Will Moore’s Law finally end? We thought that was happening, then the industry started shifting to a completely different CPU architecture. ARM chips on the desktop and in the data center are growing rapidly. Offloading software development to the cloud will improve efficiency. Centralization is good for taking advantage of economies of scale, but moving workloads closer to users will also have benefits. Processing data on a single CPU might be reaching the end of the innovation cycle, but we’ve only just started to rearchitect and split workloads to specialist environments. Can you predict how that is going to play out?

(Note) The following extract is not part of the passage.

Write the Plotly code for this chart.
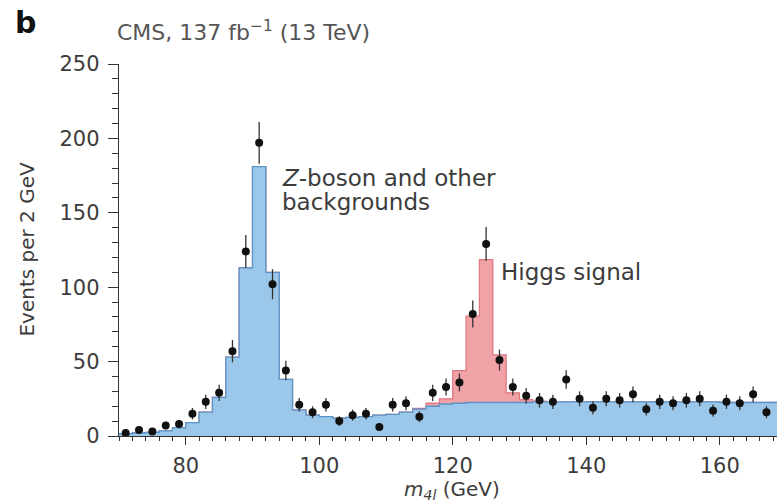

This presents a challenge for those working on large infrastructure projects, particularly energy systems that have lead times measured in years, such as building new power plants or constructing transmission lines. Organizations like National Grid produce Future Energy Scenarios to help them plan how the energy grid will need to change over the coming years. Building out too much capacity means wasted resources, but failing to deal with unexpected demand might be worse – delayed projects, brownouts, or system failures.

There is no easy answer, so I try to remain skeptical of predictions. When I see a new estimate, I first think about whether the prediction fits the general direction I was expecting. Ranges are helpful because an exact number is rarely needed, so long as it is within a reasonable range. Anything that is an order of magnitude different from where we are today, or is going in a completely different direction than expected, is where I dig into the details.

The near future (a few years) tends to be quite similar to today. The far future tends to be very different, so is impossible (and pointless) to predict. It’s the mid-range that causes all the problems.